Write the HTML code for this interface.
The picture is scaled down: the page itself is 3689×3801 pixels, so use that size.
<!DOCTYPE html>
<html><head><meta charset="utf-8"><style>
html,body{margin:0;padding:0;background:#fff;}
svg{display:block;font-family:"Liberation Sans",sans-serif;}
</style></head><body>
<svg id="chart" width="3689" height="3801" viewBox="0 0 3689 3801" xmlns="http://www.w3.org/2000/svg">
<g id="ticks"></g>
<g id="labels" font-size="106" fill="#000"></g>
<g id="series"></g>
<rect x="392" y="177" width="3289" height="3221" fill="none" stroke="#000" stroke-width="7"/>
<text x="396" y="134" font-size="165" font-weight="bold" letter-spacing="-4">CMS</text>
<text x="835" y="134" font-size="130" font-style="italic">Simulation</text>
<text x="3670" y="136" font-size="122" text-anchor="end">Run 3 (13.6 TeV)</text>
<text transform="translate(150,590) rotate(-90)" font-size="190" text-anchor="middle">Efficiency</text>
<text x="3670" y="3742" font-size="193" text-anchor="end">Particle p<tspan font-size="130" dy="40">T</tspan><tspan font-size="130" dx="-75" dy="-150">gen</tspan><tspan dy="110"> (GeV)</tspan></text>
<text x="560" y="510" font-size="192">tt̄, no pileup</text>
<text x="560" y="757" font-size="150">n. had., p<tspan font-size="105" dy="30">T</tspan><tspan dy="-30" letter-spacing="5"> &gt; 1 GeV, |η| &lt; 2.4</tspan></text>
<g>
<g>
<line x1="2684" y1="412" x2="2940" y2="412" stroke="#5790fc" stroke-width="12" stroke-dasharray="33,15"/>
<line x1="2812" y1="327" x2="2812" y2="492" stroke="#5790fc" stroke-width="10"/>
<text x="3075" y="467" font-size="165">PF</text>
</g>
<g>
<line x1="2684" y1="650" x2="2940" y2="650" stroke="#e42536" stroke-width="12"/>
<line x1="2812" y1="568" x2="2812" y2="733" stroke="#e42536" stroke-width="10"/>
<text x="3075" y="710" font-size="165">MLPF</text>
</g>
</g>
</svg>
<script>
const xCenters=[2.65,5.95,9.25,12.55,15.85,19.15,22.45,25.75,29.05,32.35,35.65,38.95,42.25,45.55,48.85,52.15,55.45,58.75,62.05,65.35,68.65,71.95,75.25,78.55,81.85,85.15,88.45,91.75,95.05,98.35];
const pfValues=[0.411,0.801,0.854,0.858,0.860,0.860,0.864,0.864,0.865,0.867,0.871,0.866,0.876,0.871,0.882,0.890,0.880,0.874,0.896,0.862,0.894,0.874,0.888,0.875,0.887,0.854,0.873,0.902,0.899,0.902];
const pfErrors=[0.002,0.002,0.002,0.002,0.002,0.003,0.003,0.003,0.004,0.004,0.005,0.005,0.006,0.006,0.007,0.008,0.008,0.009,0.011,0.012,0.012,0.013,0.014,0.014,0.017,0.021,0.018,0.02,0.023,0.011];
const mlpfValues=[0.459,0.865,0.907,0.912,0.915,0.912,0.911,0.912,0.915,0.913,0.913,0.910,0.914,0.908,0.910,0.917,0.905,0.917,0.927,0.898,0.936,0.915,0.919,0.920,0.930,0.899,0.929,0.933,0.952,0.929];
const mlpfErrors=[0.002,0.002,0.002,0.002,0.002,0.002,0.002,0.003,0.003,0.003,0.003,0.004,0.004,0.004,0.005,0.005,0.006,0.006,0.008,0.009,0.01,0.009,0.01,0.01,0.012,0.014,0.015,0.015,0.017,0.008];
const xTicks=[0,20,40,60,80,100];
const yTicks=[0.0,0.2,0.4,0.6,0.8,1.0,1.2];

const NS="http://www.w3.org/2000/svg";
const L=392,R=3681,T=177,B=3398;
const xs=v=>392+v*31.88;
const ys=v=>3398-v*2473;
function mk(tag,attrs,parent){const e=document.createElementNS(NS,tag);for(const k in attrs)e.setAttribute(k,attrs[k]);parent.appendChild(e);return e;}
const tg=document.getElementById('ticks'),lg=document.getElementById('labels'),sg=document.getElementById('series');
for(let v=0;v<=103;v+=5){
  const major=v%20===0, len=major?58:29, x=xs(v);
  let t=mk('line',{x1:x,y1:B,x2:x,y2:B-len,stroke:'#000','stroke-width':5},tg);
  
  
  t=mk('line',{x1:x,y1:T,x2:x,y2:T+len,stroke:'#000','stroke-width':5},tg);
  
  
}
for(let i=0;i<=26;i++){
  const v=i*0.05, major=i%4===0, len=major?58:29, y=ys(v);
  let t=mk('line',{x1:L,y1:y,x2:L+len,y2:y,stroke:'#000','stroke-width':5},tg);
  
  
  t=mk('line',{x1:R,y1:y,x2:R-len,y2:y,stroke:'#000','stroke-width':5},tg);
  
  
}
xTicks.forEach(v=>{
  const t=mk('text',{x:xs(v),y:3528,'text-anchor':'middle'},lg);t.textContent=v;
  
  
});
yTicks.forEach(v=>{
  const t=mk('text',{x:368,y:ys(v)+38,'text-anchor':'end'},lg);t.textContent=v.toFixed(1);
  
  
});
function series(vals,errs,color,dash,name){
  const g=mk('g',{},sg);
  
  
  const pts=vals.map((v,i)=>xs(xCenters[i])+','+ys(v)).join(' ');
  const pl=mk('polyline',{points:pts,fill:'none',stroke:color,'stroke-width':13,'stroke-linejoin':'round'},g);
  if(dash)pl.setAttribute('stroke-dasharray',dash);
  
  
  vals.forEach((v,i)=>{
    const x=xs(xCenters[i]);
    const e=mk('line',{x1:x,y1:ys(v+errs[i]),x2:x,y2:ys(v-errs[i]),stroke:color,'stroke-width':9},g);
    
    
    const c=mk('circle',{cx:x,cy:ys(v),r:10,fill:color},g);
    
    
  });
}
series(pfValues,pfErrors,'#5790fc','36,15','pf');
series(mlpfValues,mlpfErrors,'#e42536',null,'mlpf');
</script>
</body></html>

··········

#### Set task:
Copy each line of the data above without altering a single character.

#### Written answer:
Write the HTML code for this interface.
The picture is scaled down: the page itself is 3689×3801 pixels, so use that size.
<!DOCTYPE html>
<html><head><meta charset="utf-8"><style>
html,body{margin:0;padding:0;background:#fff;}
svg{display:block;font-family:"Liberation Sans",sans-serif;}
</style></head><body>
<svg id="chart" width="3689" height="3801" viewBox="0 0 3689 3801" xmlns="http://www.w3.org/2000/svg">
<g id="ticks"></g>
<g id="labels" font-size="106" fill="#000"></g>
<g id="series"></g>
<rect x="392" y="177" width="3289" height="3221" fill="none" stroke="#000" stroke-width="7"/>
<text x="396" y="134" font-size="165" font-weight="bold" letter-spacing="-4">CMS</text>
<text x="835" y="134" font-size="130" font-style="italic">Simulation</text>
<text x="3670" y="136" font-size="122" text-anchor="end">Run 3 (13.6 TeV)</text>
<text transform="translate(150,590) rotate(-90)" font-size="190" text-anchor="middle">Efficiency</text>
<text x="3670" y="3742" font-size="193" text-anchor="end">Particle p<tspan font-size="130" dy="40">T</tspan><tspan font-size="130" dx="-75" dy="-150">gen</tspan><tspan dy="110"> (GeV)</tspan></text>
<text x="560" y="510" font-size="192">tt̄, no pileup</text>
<text x="560" y="757" font-size="150">n. had., p<tspan font-size="105" dy="30">T</tspan><tspan dy="-30" letter-spacing="5"> &gt; 1 GeV, |η| &lt; 2.4</tspan></text>
<g>
<g>
<line x1="2684" y1="412" x2="2940" y2="412" stroke="#5790fc" stroke-width="12" stroke-dasharray="33,15"/>
<line x1="2812" y1="327" x2="2812" y2="492" stroke="#5790fc" stroke-width="10"/>
<text x="3075" y="467" font-size="165">PF</text>
</g>
<g>
<line x1="2684" y1="650" x2="2940" y2="650" stroke="#e42536" stroke-width="12"/>
<line x1="2812" y1="568" x2="2812" y2="733" stroke="#e42536" stroke-width="10"/>
<text x="3075" y="710" font-size="165">MLPF</text>
</g>
</g>
</svg>
<script>
const xCenters=[2.65,5.95,9.25,12.55,15.85,19.15,22.45,25.75,29.05,32.35,35.65,38.95,42.25,45.55,48.85,52.15,55.45,58.75,62.05,65.35,68.65,71.95,75.25,78.55,81.85,85.15,88.45,91.75,95.05,98.35];
const pfValues=[0.411,0.801,0.854,0.858,0.860,0.860,0.864,0.864,0.865,0.867,0.871,0.866,0.876,0.871,0.882,0.890,0.880,0.874,0.896,0.862,0.894,0.874,0.888,0.875,0.887,0.854,0.873,0.902,0.899,0.902];
const pfErrors=[0.002,0.002,0.002,0.002,0.002,0.003,0.003,0.003,0.004,0.004,0.005,0.005,0.006,0.006,0.007,0.008,0.008,0.009,0.011,0.012,0.012,0.013,0.014,0.014,0.017,0.021,0.018,0.02,0.023,0.011];
const mlpfValues=[0.459,0.865,0.907,0.912,0.915,0.912,0.911,0.912,0.915,0.913,0.913,0.910,0.914,0.908,0.910,0.917,0.905,0.917,0.927,0.898,0.936,0.915,0.919,0.920,0.930,0.899,0.929,0.933,0.952,0.929];
const mlpfErrors=[0.002,0.002,0.002,0.002,0.002,0.002,0.002,0.003,0.003,0.003,0.003,0.004,0.004,0.004,0.005,0.005,0.006,0.006,0.008,0.009,0.01,0.009,0.01,0.01,0.012,0.014,0.015,0.015,0.017,0.008];
const xTicks=[0,20,40,60,80,100];
const yTicks=[0.0,0.2,0.4,0.6,0.8,1.0,1.2];

const NS="http://www.w3.org/2000/svg";
const L=392,R=3681,T=177,B=3398;
const xs=v=>392+v*31.88;
const ys=v=>3398-v*2473;
function mk(tag,attrs,parent){const e=document.createElementNS(NS,tag);for(const k in attrs)e.setAttribute(k,attrs[k]);parent.appendChild(e);return e;}
const tg=document.getElementById('ticks'),lg=document.getElementById('labels'),sg=document.getElementById('series');
for(let v=0;v<=103;v+=5){
  const major=v%20===0, len=major?58:29, x=xs(v);
  let t=mk('line',{x1:x,y1:B,x2:x,y2:B-len,stroke:'#000','stroke-width':5},tg);
  
  
  t=mk('line',{x1:x,y1:T,x2:x,y2:T+len,stroke:'#000','stroke-width':5},tg);
  
  
}
for(let i=0;i<=26;i++){
  const v=i*0.05, major=i%4===0, len=major?58:29, y=ys(v);
  let t=mk('line',{x1:L,y1:y,x2:L+len,y2:y,stroke:'#000','stroke-width':5},tg);
  
  
  t=mk('line',{x1:R,y1:y,x2:R-len,y2:y,stroke:'#000','stroke-width':5},tg);
  
  
}
xTicks.forEach(v=>{
  const t=mk('text',{x:xs(v),y:3528,'text-anchor':'middle'},lg);t.textContent=v;
  
  
});
yTicks.forEach(v=>{
  const t=mk('text',{x:368,y:ys(v)+38,'text-anchor':'end'},lg);t.textContent=v.toFixed(1);
  
  
});
function series(vals,errs,color,dash,name){
  const g=mk('g',{},sg);
  
  
  const pts=vals.map((v,i)=>xs(xCenters[i])+','+ys(v)).join(' ');
  const pl=mk('polyline',{points:pts,fill:'none',stroke:color,'stroke-width':13,'stroke-linejoin':'round'},g);
  if(dash)pl.setAttribute('stroke-dasharray',dash);
  
  
  vals.forEach((v,i)=>{
    const x=xs(xCenters[i]);
    const e=mk('line',{x1:x,y1:ys(v+errs[i]),x2:x,y2:ys(v-errs[i]),stroke:color,'stroke-width':9},g);
    
    
    const c=mk('circle',{cx:x,cy:ys(v),r:10,fill:color},g);
    
    
  });
}
series(pfValues,pfErrors,'#5790fc','36,15','pf');
series(mlpfValues,mlpfErrors,'#e42536',null,'mlpf');
</script>
</body></html>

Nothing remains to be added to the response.